The way construction product’s businesses are getting specified is changing, this is partly due to the changing nature of the workforce.
If you’re aged between 25 and 40 you’re classed as a millennial and this age group makes up 35% of the UK workforce.
Millennials are digital natives, who grew up using the internet and technology. But why is this relevant to construction products businesses?
73% of millennial workers are involved in purchasing products or services for their companies and millennial B2B buyers cited internet search and vendors’ websites as their top two means of researching products and services.
Does your construction products website cater to the needs of these modern specifiers?
If you think your website needs some improvement before directing Barbour ABI contacts to it, then read on to find out how your construction products website can get your business specified.
Whose Your Best Salesperson?
Is it Dave, Julie, or your company mascot?
What if I told you it should be your website?
Your website is working 24/7. It doesn’t take breaks, it performs consistently and it can deal with hundreds of customers at once.
The website can provide the exact resources and information that a prospect needs exactly when they’re looking for it.
The resources and content are the stepping stones you must place throughout your website to help your leads move through the buyer’s journey.
The buyer’s journey represents the stages a lead transitions through on their way to purchasing your construction products business.
You must consider the needs of a specifier at every step of this journey and have your website set up to provide them with a valuable experience no matter which stage they’re at.
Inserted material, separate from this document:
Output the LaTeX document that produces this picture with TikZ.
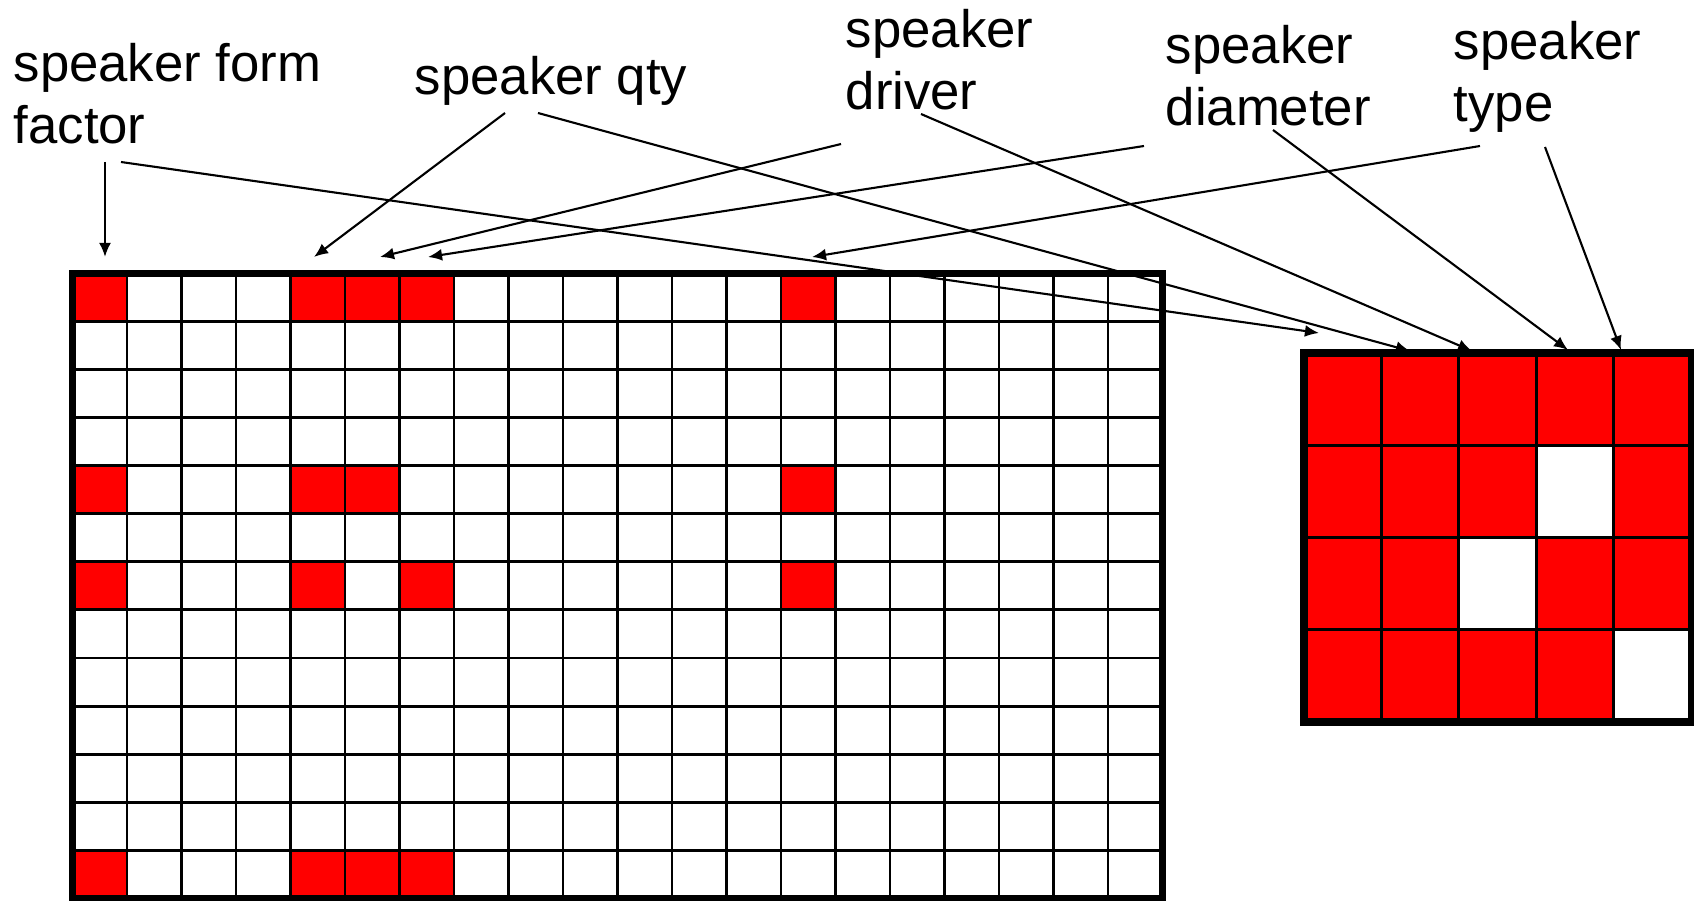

In the same way, a salesperson would address the specific needs of each customer they talk to.
Build It And They Will Come
Whilst Kevin Costner was talking about a baseball field, the sentiment behind this great line can be translated to your construction products website. The ‘it’ you need to build for your website is content. Specifically, content that solves the problems of your potential customers. This is the inbound philosophy, it’s all about putting the right information in front of the right people at the right time.
So that’s the ‘it’ but what about the ‘they’? Well to get prospects to visit your website you need to drive traffic to it. Create more traffic and you’ll create more opportunities.
This can be done by tailoring your content using search engine optimisation (SEO). This is where you write content that contains specific keywords and phrases that people are searching for when looking for information on the topics associated with your business. The aim is to show up on the first search engine results page (SERP). However, it’s a competitive market and over 25% of people click the first Google search result.
Most websites have a blog or news section but most are also guilty of just using it to publish internal company news, such as being nominated for an award or winning a project tender. Whilst this might be fantastic news for your team unfortunately, people outside your business simply aren’t interested in this.
So what should the blog section be used for? Well, this is where you publish the content I talked about earlier. Resources and information that is helpful and interesting to your Barbour ABI criteria.
That means, industry news, market insights and educational pieces. They’re looking for knowledge that will make their job easier. It also has the added effect of increasing your authority as an expert in your field. If you can prove you know what you’re talking about and build trust with prospects then you’ll prove to them you’re reliable and increase your chances of being specified.
Blog posts need to be fresh and updated to communicate the latest information. They must be easy to digest, educational and inspiring to specifiers.
High-Value Resources On Your Building Product Website
Blogging is typically associated with the awareness stage of the buyer’s journey. It drives traffic and builds credibility for your construction product’s website and your brand.
But it’s not going to get you specified.
Once you’ve won the trust of a prospect you need to convert them into a lead. This would be someone who has shown a higher level of interest in your products or services and is also further along the buyer’s journey. You can get an indication of this via the content they engage with. You want them to take action, you can do this by offering more valuable content such as:
- BIM Files
- Pricing Calculators
- How to guides
- Technical Specifications
Create calls to action (CTA’s) that encourage browsers to click to download this content. Send them to landing pages designed exclusively for each piece of content. Capture some contact information and track it in your contact management system (CRM). From here your leads can be nurtured using newsletters, offers or personal emails from your sales team that help them to overcome any objections they may have to specify your product.
Earlier I asked who your best salesperson is, and whilst this was slightly tongue-in-cheek as the role of sales, or business development is a vital part of your business, I hope you’ve been able to see how your construction product’s website can help your business to get specified through Barbour ABI, Project Prospecta and as lead generation tool in its own right.
By using your website as a content hub and a go-to for any specifier looking for information you can, by leveraging SEO, drive traffic to your website. Remember to provide resources across the buyer’s journey so you’re continually delighting and providing value to website browsers, prospects, and leads.
Signpost, using CTA’s, exactly where this content can be found, make it free, downloadable and easy to access. If it’s high-value content then trade it for their contact details so you can nurture their interest before passing them on to sales.
Your construction products website shouldn’t be a passive brochure, but an active part of your sales and marketing strategy that plays a part in getting specifications.